If you think earning a Chartered Financial Analyst (CFA) certification is the key to riches, think again. While a CFA credential can certainly brighten up a resume, it shouldn’t embolden you to charge in to your manager’s office and demand a pay increase.
From a recruiter’s perspective, quantifying the monetary value of a CFA is rather difficult. “Don’t expect a boost in salary right away” – or your worth in the job market to suddenly skyrocket, said Kristin Paszczak, a division director at Robert Half International in Chicago. “Clients aren’t willing to add on another 10% or 15% [in salary] just because of a CFA.”
And that is where the disconnect is – many CFA candidates assume that firms will open the purse strings. Just like with newly minted MBAs, a lot of recent CFA holders come to the market with unrealistic earning expectations, she said.
“All other things being equal, it’s a value-add,” Richard Lipstein, managing director at Gilbert Tweed International and vice chairman of the board of directors of NYSSA, said of the CFA certification. “It’s a badge of honor. It says you have the quantitative and analytical underpinnings to do the job.” But does it substantially increase your earning power? “I don’t have enough evidence to say that,” Lipstein noted.
The CFA Institute didn’t respond to requests for comment on the earning power of chartered certificate holders.
“It holds weight but I don’t know how much. If I pass my salary doesn’t go up,” one test taker told us. “If I get my CFA it doesn’t really open any doors. It’s just impressive."
Indeed, hiring managers appear to lean more on experience. One recruiter who asked to remain anonymous recently worked with a project manager who will be taking one level of the test come June, and is rather skeptical of what it will bring him financially.
“I am doubtful that he will do much with it as I think his potential with his CFA depends on his network and prior experience,” the recruiter said. “I don't think he will have great opportunities as a CFA without the network and pedigree. Yet someone more entrenched in that market would do better.”

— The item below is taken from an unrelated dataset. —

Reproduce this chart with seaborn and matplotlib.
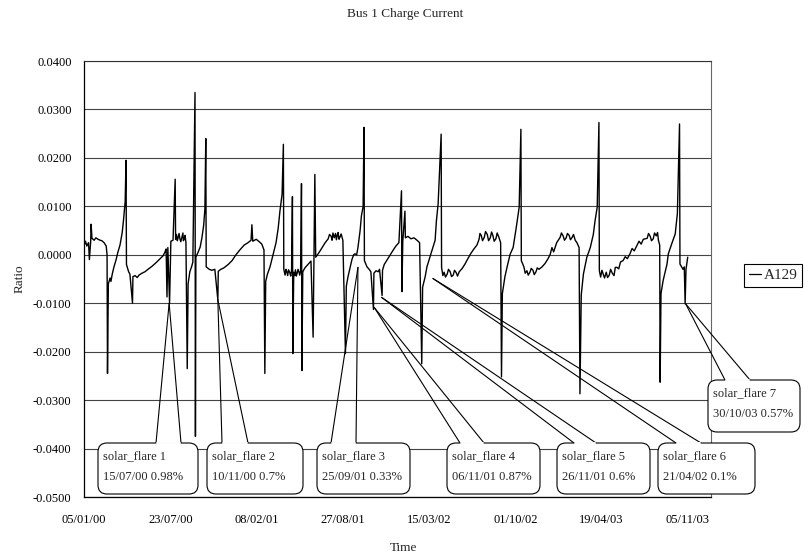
import numpy as np
import pandas as pd
import matplotlib
matplotlib.use("Agg")
import matplotlib.pyplot as plt
import seaborn as sns
from matplotlib.patches import FancyBboxPatch
from matplotlib.lines import Line2D
import matplotlib.dates as mdates

# ---------------- data ----------------
start_date = "2000-01-05"
day_offsets = [
    0, 3, 6, 10, 12, 15, 16, 18, 23, 27, 32, 37, 41, 46, 51, 53,
    54, 56, 60, 62, 65, 69, 74, 78, 83, 88, 91, 95, 97, 98,
    103, 106, 112, 113, 118, 123, 127, 134, 141, 148, 157, 167, 176, 183, 187, 190,
    192, 194, 198, 201, 206, 211, 212, 214, 216, 218, 220, 222, 224, 227, 229, 230, 232, 234, 236,
    239, 241, 245, 249, 252, 257, 258, 259, 264, 269, 273, 277, 280, 282, 283,
    290, 296, 303, 310, 311, 317, 324, 334, 343, 352, 361, 371, 380, 387, 389, 391, 399, 406, 412, 417,
    419, 421, 425, 431, 438, 445, 450, 454, 459, 462, 463,
    466, 468, 470, 472, 474, 477, 479, 481, 483, 484, 486, 488, 490, 492, 494, 496, 498, 500, 502,
    504, 505, 507, 512, 519, 526, 531, 535, 537, 545, 552, 559,
    566, 569, 573, 575, 577, 580, 583, 585, 587, 589, 591, 593, 596, 600,
    606, 608, 612, 617, 621, 625, 628, 632, 635, 640, 643, 647, 649, 650,
    656, 661, 665, 671, 672, 677, 682, 685, 691, 692, 696, 703, 710, 717, 723, 730,
    736, 737, 739, 744, 745, 751, 758, 765, 772, 778,
    783, 785, 791, 795, 802, 809, 814, 817, 821, 828, 829,
    832, 835, 838, 842, 845, 849, 852, 856, 859, 863, 866, 870, 877, 884, 890, 897, 904, 911,
    916, 918, 921, 924, 928, 931, 935, 938, 942, 945, 948, 951, 955, 958, 962, 966,
    968, 970, 976, 981, 988, 995, 1002, 1009, 1013, 1014,
    1020, 1023, 1027, 1030, 1034, 1037, 1041, 1044, 1048, 1051, 1055, 1062, 1069, 1076, 1081, 1085, 1089, 1096,
    1104, 1107, 1111, 1114, 1118, 1121, 1125, 1128, 1132, 1135, 1139, 1143, 1148,
    1150, 1153, 1158, 1166, 1174, 1181, 1185, 1190, 1194, 1195,
    1198, 1201, 1204, 1207, 1211, 1214, 1218, 1221, 1225, 1229, 1232, 1236, 1240, 1244, 1250, 1255, 1260, 1266,
    1271, 1276, 1282, 1287, 1292,
    1297, 1306, 1309, 1313, 1316, 1320, 1323, 1327, 1330, 1332, 1335,
    1336, 1338, 1343, 1352, 1355, 1363, 1371, 1376, 1381, 1382, 1389, 1392, 1394, 1396, 1400,
]
ratio_milli = [
    2.0, 2.8, 1.8, 2.5, -1.0, 2.8, 6.3, 3.4, 3.0, 3.5, 3.2, 3.0, 2.9, 2.5, 1.8, 0.0,
    -24.5, -6.0, -4.8, -5.5, -4.0, -2.5, -1.0, 0.5, 2.0, 4.5, 7.0, 11.0, 19.5, -2.0,
    -3.5, -4.0, -10.0, -4.5, -4.3, -4.7, -4.2, -3.8, -3.5, -3.0, -2.4, -1.6, -0.8, -0.2, 0.5, 1.2,
    -8.7, 1.5, -10.0, 2.8, 3.0, 15.6, 3.2, 4.2, 2.9, 3.6, 4.4, 3.3, 2.7, 3.8, 4.5, 2.9, 3.2, 4.0, 2.5,
    -23.5, -6.0, -3.5, -2.5, -1.5, 33.5, -37.5, -0.5, 0.5, 1.6, 3.5, 6.0, 9.5, 24.0, -2.5,
    -3.0, -3.2, -3.0, -9.3, -3.4, -3.0, -2.7, -2.0, -1.2, 0.0, 1.0, 2.0, 2.5, 3.0, 6.2, 2.8, 3.2, 2.7, 2.2, 1.0,
    -24.5, -5.5, -4.0, -2.5, 0.0, 2.5, 5.5, 9.0, 12.5, 22.8, -3.0,
    -4.2, -3.0, -3.5, -4.3, -3.1, -3.7, -4.4, -3.2, 12.0, -20.4, -3.6, -4.3, -3.1, -4.4, -3.8, -3.0, -3.5, -4.2, -3.3,
    14.7, -23.9, -3.5, -2.7, -2.0, -1.3, -17.0, 16.6, -0.5, 0.5, 1.5, 2.5,
    3.3, 4.2, 3.8, 3.0, 4.5, 3.5, 4.4, 3.1, 4.0, 4.6, 3.2, 3.6, 4.3, 3.0,
    -20.4, -6.5, -4.5, -2.5, -1.0, 0.0, 0.2, 0.0, 1.5, 5.0, 8.0, 10.0, 26.3, -1.2,
    -2.5, -3.0, -3.5, -11.3, -3.8, -3.3, -3.5, -3.0, -8.4, -3.2, -2.0, -1.0, 0.0, 1.0, 1.8, 2.5,
    13.2, -7.6, 2.8, 9.0, 3.5, 3.8, 3.3, 3.5, 3.0, 2.5,
    -22.5, -6.7, -4.5, -2.5, -0.5, 1.5, 3.0, 7.0, 10.5, 24.9, -2.6,
    -4.3, -3.6, -4.6, -4.0, -3.0, -3.5, -4.5, -4.2, -3.2, -3.7, -4.4, -3.5, -2.8, -1.8, -0.8, 0.3, 1.2, 2.0,
    3.2, 4.4, 4.0, 2.9, 3.6, 4.8, 4.2, 2.9, 3.5, 4.7, 4.0, 2.8, 3.3, 4.5, 3.6, 2.5,
    -25.2, -8.0, -4.5, -2.5, 0.1, 1.5, 5.5, 9.8, 25.9, -1.2,
    -2.5, -3.8, -3.3, -4.2, -3.6, -2.8, -3.2, -4.1, -3.5, -2.7, -3.0, -2.5, -1.8, -0.8, 0.1, 1.5, 0.6, 2.5,
    3.6, 4.5, 3.9, 3.0, 3.5, 4.4, 4.0, 3.1, 3.6, 4.2, 3.0, 2.5, 1.5,
    -28.7, -8.3, -4.0, -0.5, 1.5, 4.2, 7.0, 9.8, 27.3, -3.3,
    -4.6, -3.2, -4.0, -4.8, -3.6, -4.7, -4.2, -3.0, -3.8, -4.3, -2.6, -2.6, -2.9, -1.5, -1.2, -0.4, -0.8, 0.2,
    1.3, 0.8, 1.9, 2.8, 2.2,
    3.2, 3.4, 4.4, 3.8, 2.9, 3.3, 4.5, 3.9, 4.6, 3.0, 2.0,
    -26.3, -8.0, -5.3, -1.9, 0.2, 2.3, 4.3, 8.5, 27.0, -1.9, -3.0, -2.5, -10.1, -3.0, -0.5,
]
series_name = "A129"

xtick_labels = ["05/01/00", "23/07/00", "08/02/01", "27/08/01", "15/03/02", "01/10/02", "19/04/03", "05/11/03"]
ytick_values = [0.04, 0.03, 0.02, 0.01, 0.0, -0.01, -0.02, -0.03, -0.04, -0.05]
ytick_labels = ["0.0400", "0.0300", "0.0200", "0.0100", "0.0000", "-0.0100", "-0.0200", "-0.0300", "-0.0400", "-0.0500"]

flare_names = ["solar_flare 1", "solar_flare 2", "solar_flare 3", "solar_flare 4", "solar_flare 5", "solar_flare 6", "solar_flare 7"]
flare_dates = ["15/07/00", "10/11/00", "25/09/01", "06/11/01", "26/11/01", "21/04/02", "30/10/03"]
flare_pcts = ["0.98%", "0.7%", "0.33%", "0.87%", "0.6%", "0.1%", "0.57%"]
pointer_days = [197, 310, 635, 673, 690, 809, 1395]
pointer_values = [-0.0100, -0.0093, -0.0026, -0.0109, -0.0088, -0.0049, -0.0101]

assert len(day_offsets) == len(ratio_milli)

# ---------------- layout / style ----------------
W, H = 808, 557
sns.set_theme(style="white")
plt.rcParams["font.family"] = ["Liberation Serif", "DejaVu Serif"]

t0 = pd.Timestamp(start_date)
df = pd.DataFrame({
    "Time": t0 + pd.to_timedelta(day_offsets, unit="D"),
    "Ratio": np.array(ratio_milli) / 1000.0,
    "Series": series_name,
})

fig = plt.figure(figsize=(W / 100, H / 100), dpi=100)
fig.patch.set_facecolor("white")
ax = fig.add_axes([84 / W, 1 - 497 / H, (711 - 84) / W, (497 - 61) / H])
sns.lineplot(data=df, x="Time", y="Ratio", hue="Series", palette=["black"], linewidth=1.0,
             ax=ax, legend=False, zorder=3)

ax.set_xlim(mdates.date2num(t0 - pd.Timedelta(days=0.5)), mdates.date2num(t0 + pd.Timedelta(days=1454)))
ax.set_ylim(-0.05, 0.04)
ax.set_yticks(ytick_values)
ax.set_yticklabels(ytick_labels)
ax.set_xticks(mdates.date2num(pd.to_datetime(xtick_labels, format="%d/%m/%y")))
ax.set_xticklabels(xtick_labels)
ax.tick_params(axis="y", length=0, pad=9, labelsize=9, colors="black")
ax.tick_params(axis="x", length=0, pad=12.5, labelsize=9, colors="black")
ax.set_xlabel("")
ax.set_ylabel("")
ax.grid(axis="y", color="#444444", linewidth=0.8)
ax.grid(axis="x", visible=False)
ax.set_facecolor("white")
for side in ["left", "bottom"]:
    ax.spines[side].set_color("black")
    ax.spines[side].set_linewidth(0.9)
ax.spines["top"].set_color("#333333")
ax.spines["top"].set_linewidth(0.8)
ax.spines["top"].set_linestyle((0, (1, 1)))
ax.spines["right"].set_color("#666666")
ax.spines["right"].set_linewidth(0.8)
ax.spines["right"].set_linestyle((0, (1, 1)))

fig.text(405 / W, 1 - 14 / H, "Bus 1 Charge Current", ha="center", va="center", fontsize=9.5)
fig.text(403 / W, 1 - 548 / H, "Time", ha="center", va="center", fontsize=9.5)
fig.text(20 / W, 1 - 279 / H, "Ratio", ha="center", va="center", rotation=90, fontsize=9.5)

leg = ax.legend(handles=[Line2D([0], [0], color="black", lw=0.9)], labels=[series_name],
                loc="upper left", bbox_to_anchor=(744 / W, 1 - 264 / H), bbox_transform=fig.transFigure,
                fancybox=False, edgecolor="black", framealpha=1, borderpad=0.3, handlelength=0.8,
                handletextpad=0.2, fontsize=11, borderaxespad=0)
leg.get_frame().set_linewidth(0.8)

# ---------------- callouts ----------------
boxes = [(98, 198, 443, 494), (207, 303, 443, 494), (317, 410, 443, 494), (447, 540, 443, 494),
         (557, 650, 443, 494), (658, 755, 443, 494), (708, 800, 380, 432)]
bases = [(156, 181), (222, 248), (331, 356), (460, 484), (574, 596), (676, 701), (725, 750)]

fig.canvas.draw()
inv = fig.dpi_scale_trans.inverted()
for i in range(len(flare_names)):
    x0, x1, yt, yb = boxes[i]
    b0, b1 = bases[i]
    tip_disp = ax.transData.transform((mdates.date2num(t0 + pd.Timedelta(days=pointer_days[i])), pointer_values[i]))
    tx, ty = inv.transform(tip_disp)
    for b in (b0, b1):
        fig.add_artist(Line2D([b / 100, tx], [(H - yt) / 100, ty], transform=fig.dpi_scale_trans,
                              color="black", lw=0.8, zorder=5))
    box = FancyBboxPatch((x0 / 100, (H - yb) / 100), (x1 - x0) / 100, (yb - yt) / 100,
                         boxstyle="round,pad=0,rounding_size=0.09", transform=fig.dpi_scale_trans,
                         facecolor="white", edgecolor="black", lw=0.8, zorder=6)
    fig.add_artist(box)
    fig.add_artist(Line2D([(b0 + 1) / 100, (b1 - 1) / 100], [(H - yt) / 100] * 2, transform=fig.dpi_scale_trans,
                          color="white", lw=1.4, zorder=7))
    fig.text((x0 + 5) / W, 1 - (yt + 13) / H, flare_names[i], ha="left", va="center", fontsize=9, zorder=8)
    fig.text((x0 + 5) / W, 1 - (yt + 34) / H, f"{flare_dates[i]} {flare_pcts[i]}", ha="left", va="center",
             fontsize=9, zorder=8)

fig.savefig("out.png", dpi=100, facecolor="white")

None of this is to say a CFA certification is worthless. Far from it. It’s a great addition to a financial toolkit, particularly for those in asset management, but it’s seen more as a supplementary piece by many. And it is not something that will dramatically or immediately increase your earning power.
The one major plus of a CFA, especially when compared to an MBA, is it’s one-size-fits-all quality. “If you get an MBA at Long Island University, it doesn’t have the same cache as a Harvard MBA,” said Lipstein. “A CFA is a CFA is a CFA.”